Exercise task
Search the data for the word "diagram". Reproduce every line where it is found.

-- begin Records shown --

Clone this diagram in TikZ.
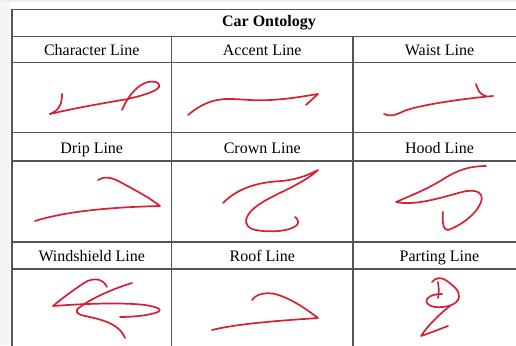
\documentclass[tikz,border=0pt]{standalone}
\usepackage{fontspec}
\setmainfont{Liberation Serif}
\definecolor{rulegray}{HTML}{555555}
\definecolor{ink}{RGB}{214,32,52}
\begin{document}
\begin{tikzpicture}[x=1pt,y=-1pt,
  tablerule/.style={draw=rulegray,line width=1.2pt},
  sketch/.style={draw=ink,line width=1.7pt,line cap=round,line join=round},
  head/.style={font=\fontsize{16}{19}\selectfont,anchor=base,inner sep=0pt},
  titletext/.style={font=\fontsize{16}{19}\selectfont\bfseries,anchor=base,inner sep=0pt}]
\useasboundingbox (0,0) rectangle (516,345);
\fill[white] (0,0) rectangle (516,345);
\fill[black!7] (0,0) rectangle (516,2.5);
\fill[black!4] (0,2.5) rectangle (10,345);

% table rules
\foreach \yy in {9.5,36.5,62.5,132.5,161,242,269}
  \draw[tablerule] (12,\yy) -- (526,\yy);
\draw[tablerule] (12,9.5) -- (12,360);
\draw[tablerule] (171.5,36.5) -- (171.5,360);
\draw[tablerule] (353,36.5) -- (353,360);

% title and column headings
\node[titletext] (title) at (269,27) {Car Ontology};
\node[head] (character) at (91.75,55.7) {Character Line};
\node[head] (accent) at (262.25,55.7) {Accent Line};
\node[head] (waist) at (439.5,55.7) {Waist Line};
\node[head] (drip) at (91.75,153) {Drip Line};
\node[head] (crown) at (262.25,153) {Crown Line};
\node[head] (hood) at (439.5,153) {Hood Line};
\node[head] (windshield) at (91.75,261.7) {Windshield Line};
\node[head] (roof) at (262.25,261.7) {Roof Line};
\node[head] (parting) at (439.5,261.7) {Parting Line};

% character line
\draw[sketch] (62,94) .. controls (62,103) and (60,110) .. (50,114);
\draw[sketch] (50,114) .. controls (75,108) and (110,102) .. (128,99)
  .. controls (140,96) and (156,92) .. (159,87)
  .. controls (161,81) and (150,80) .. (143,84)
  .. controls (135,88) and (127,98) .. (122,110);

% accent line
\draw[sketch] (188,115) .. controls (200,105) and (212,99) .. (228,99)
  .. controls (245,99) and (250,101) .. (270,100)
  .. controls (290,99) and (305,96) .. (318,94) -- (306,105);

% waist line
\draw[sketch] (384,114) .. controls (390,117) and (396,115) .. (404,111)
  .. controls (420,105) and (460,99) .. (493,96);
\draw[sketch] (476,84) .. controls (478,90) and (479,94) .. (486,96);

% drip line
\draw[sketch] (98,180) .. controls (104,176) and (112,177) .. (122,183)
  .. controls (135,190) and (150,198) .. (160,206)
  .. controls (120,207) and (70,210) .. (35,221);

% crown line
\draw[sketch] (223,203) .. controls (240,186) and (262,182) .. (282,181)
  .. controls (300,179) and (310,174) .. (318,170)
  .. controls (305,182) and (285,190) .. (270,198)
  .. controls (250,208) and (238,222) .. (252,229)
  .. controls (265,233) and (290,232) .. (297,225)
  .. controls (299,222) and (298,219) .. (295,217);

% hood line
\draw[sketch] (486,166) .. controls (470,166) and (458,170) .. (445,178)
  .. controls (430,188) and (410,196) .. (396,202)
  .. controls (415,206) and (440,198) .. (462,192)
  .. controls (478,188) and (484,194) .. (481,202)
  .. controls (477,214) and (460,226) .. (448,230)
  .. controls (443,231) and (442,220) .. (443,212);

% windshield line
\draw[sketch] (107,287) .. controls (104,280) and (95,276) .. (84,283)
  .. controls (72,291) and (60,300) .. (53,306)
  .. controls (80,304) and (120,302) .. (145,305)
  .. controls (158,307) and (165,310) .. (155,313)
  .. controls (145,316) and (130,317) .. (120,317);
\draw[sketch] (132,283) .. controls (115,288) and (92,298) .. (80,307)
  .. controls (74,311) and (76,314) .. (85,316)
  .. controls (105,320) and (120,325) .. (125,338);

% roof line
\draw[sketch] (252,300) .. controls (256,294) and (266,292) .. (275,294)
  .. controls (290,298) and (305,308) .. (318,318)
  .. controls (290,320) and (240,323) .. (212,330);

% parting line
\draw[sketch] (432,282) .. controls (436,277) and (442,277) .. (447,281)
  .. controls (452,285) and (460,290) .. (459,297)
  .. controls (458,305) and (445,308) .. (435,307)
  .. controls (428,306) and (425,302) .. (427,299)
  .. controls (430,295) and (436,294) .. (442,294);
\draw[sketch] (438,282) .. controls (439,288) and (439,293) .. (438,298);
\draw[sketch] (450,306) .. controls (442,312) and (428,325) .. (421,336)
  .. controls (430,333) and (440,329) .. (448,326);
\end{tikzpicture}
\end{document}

-- end Records shown --
-- begin Records shown --

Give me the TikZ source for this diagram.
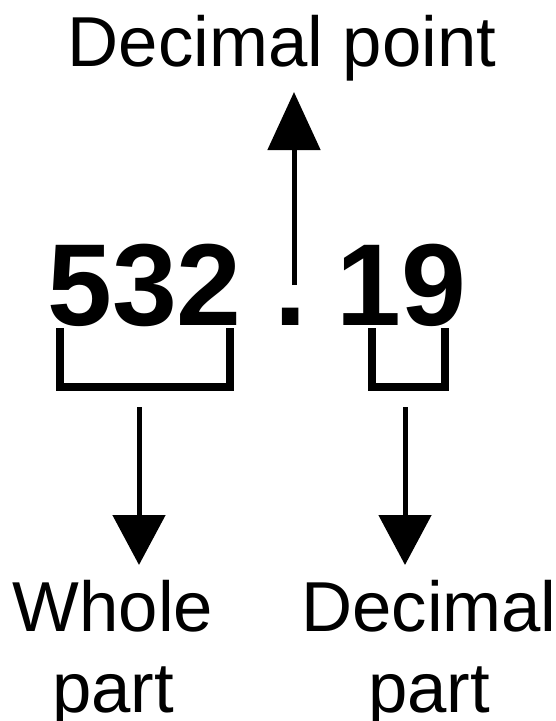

-- end Records shown --
-- begin Records shown --

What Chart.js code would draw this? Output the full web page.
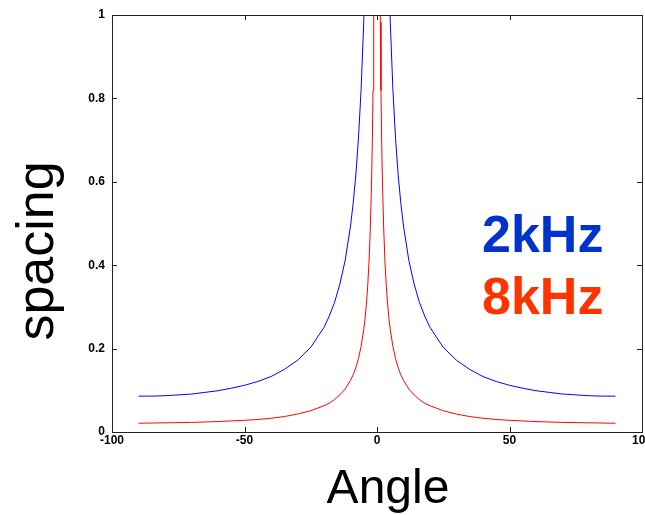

-- end Records shown --

Complete response
Clone this diagram in TikZ.
Give me the TikZ source for this diagram.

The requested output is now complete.